Looks like to me that the line
$sql="INSERT INTO test (name) VALUES ('$name')"; is making $sql into a string variable - instead of a definition of an action...

because when I echo it... It just prints out the text (except for putting a value in $name.

Still no records in the table... I think I'm stuck.

KP

[edited by: wkpride at 8:50 pm (utc) on Nov. 16, 2007]

Do you have different databases under your user name, or are you using 1 database with different schemas?
As if you are using schemas then you would need to refer to the table using schema.name to get to the correct place.

<?php
$dbh = mysql_connect("localhost", "wkpride_name", "password") or die ('I cannot connect to the database because: ' . mysql_error());
if (!empty($_POST['name'])) {
$name = mysql_real_escape_string($_POST['name']);
echo $name;
//mysql_select_db("wkpride_name", $dbh);
$sql = "INSERT INTO test (name) VALUES ('$name')";
echo $sql;
mysql_query($sql) or die(mysql_error());
}
else {
echo "enter name";
}
?>

The rest of your code looks fine. $sql should be turned into a string as this is what is passed over to the database and the database will read and interpret this string.
The mysql_select_db [uk2.php.net] function requires the name of the database you are connecting to as the first argument.
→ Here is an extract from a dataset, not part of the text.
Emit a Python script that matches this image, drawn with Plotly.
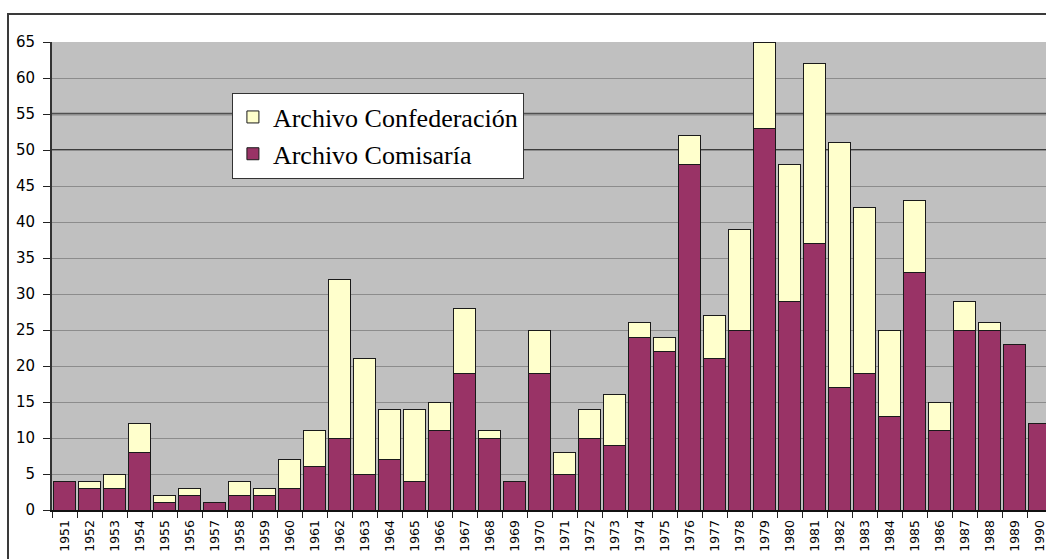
import plotly.graph_objects as go

years = [str(y) for y in range(1951, 1991)]
comisaria = [4, 3, 3, 8, 1, 2, 1, 2, 2, 3, 6, 10, 5, 7, 4, 11, 19, 10, 4, 19,
             5, 10, 9, 24, 22, 48, 21, 25, 53, 29, 37, 17, 19, 13, 33, 11, 25, 25, 23, 12]
confederacion = [0, 1, 2, 4, 1, 1, 0, 2, 1, 4, 5, 22, 16, 7, 10, 4, 9, 1, 0, 6,
                 3, 4, 7, 2, 2, 4, 6, 14, 12, 19, 25, 34, 23, 12, 10, 4, 4, 1, 0, 0]
y_ticks = list(range(0, 70, 5))

MAROON = "#993366"
CREAM = "#FFFFCC"

fig = go.Figure()
fig.add_trace(go.Bar(x=years, y=comisaria, name="Archivo Comisaría",
                     marker=dict(color=MAROON, line=dict(color="#1a1a1a", width=1))))
fig.add_trace(go.Bar(x=years, y=confederacion, name="Archivo Confederación",
                     marker=dict(color=CREAM, line=dict(color="#1a1a1a", width=1))))

fig.update_layout(
    width=1046, height=559,
    margin=dict(l=52, r=0, t=42, b=49, autoexpand=False),
    barmode="stack", bargap=0.09,
    paper_bgcolor="white", plot_bgcolor="#C0C0C0",
    showlegend=True,
    legend=dict(x=0.181, y=0.892, xanchor="left", yanchor="top",
                bgcolor="white", bordercolor="#333333", borderwidth=1,
                traceorder="reversed",
                font=dict(family="Liberation Serif", size=26, color="black")),
    xaxis=dict(type="category", range=[-0.5, 39.26], tickson="boundaries",
               ticks="outside", ticklen=6, tickcolor="#222", tickwidth=1,
               showline=True, linecolor="#111", linewidth=2,
               tickangle=-90, showgrid=False, automargin=False,
               ticklabelstandoff=3,
               tickfont=dict(family="DejaVu Sans", size=12.5, color="black")),
    yaxis=dict(range=[0, 65], tickvals=y_ticks, ticks="outside", ticklen=7,
               tickcolor="#222", tickwidth=1,
               showline=True, linecolor="#333", linewidth=2,
               showgrid=True, gridcolor="#8c8c8c", gridwidth=1, zeroline=False,
               automargin=False, ticklabelstandoff=5,
               tickfont=dict(family="DejaVu Sans", size=15, color="black")),
    shapes=[
        dict(type="line", xref="x domain", yref="y", x0=0, x1=1, y0=55, y1=55,
             line=dict(color="#505050", width=2.5), layer="below"),
        dict(type="line", xref="x domain", yref="y", x0=0, x1=1, y0=50, y1=50,
             line=dict(color="#111111", width=1.5), layer="below"),
        dict(type="rect", xref="paper", yref="paper",
             x0=(8 - 52) / 994, x1=1.05, y0=-0.3, y1=1.0598,
             line=dict(color="#3a3a3a", width=2), fillcolor="rgba(0,0,0,0)",
             layer="above"),
    ],
)

fig.write_html(
    "out.html",
    config={"displayModeBar": False},
    post_script="document.body.style.margin='0';document.body.style.overflow='hidden';",
)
In your example you are using the same value for the select_db as you are for the username call in the connect function. Is this just because you have been changing the names for the forum, or are you using the username as the database name for real?

Well, I wasn't sure how to write the login, so I copied other database scripts that I have in MySql account.

HEY! Thats it.

mysql_connect("localhost", "wkpride_name",

I should have been using my username............

Excellent. Now I guess I'll have to work on getting the info out of the database....

This stuff is too cool.

kp

Yeah, I remember how utterly cool it felt when I first successfully dumped form data into a database, and then successfully pulled it out and displayed it on a page. You suddenly feel like the database god!

I recommend that you bookmark [php.net...] -- it's the source for php functions and syntax, particularly the parts relating to MySQL.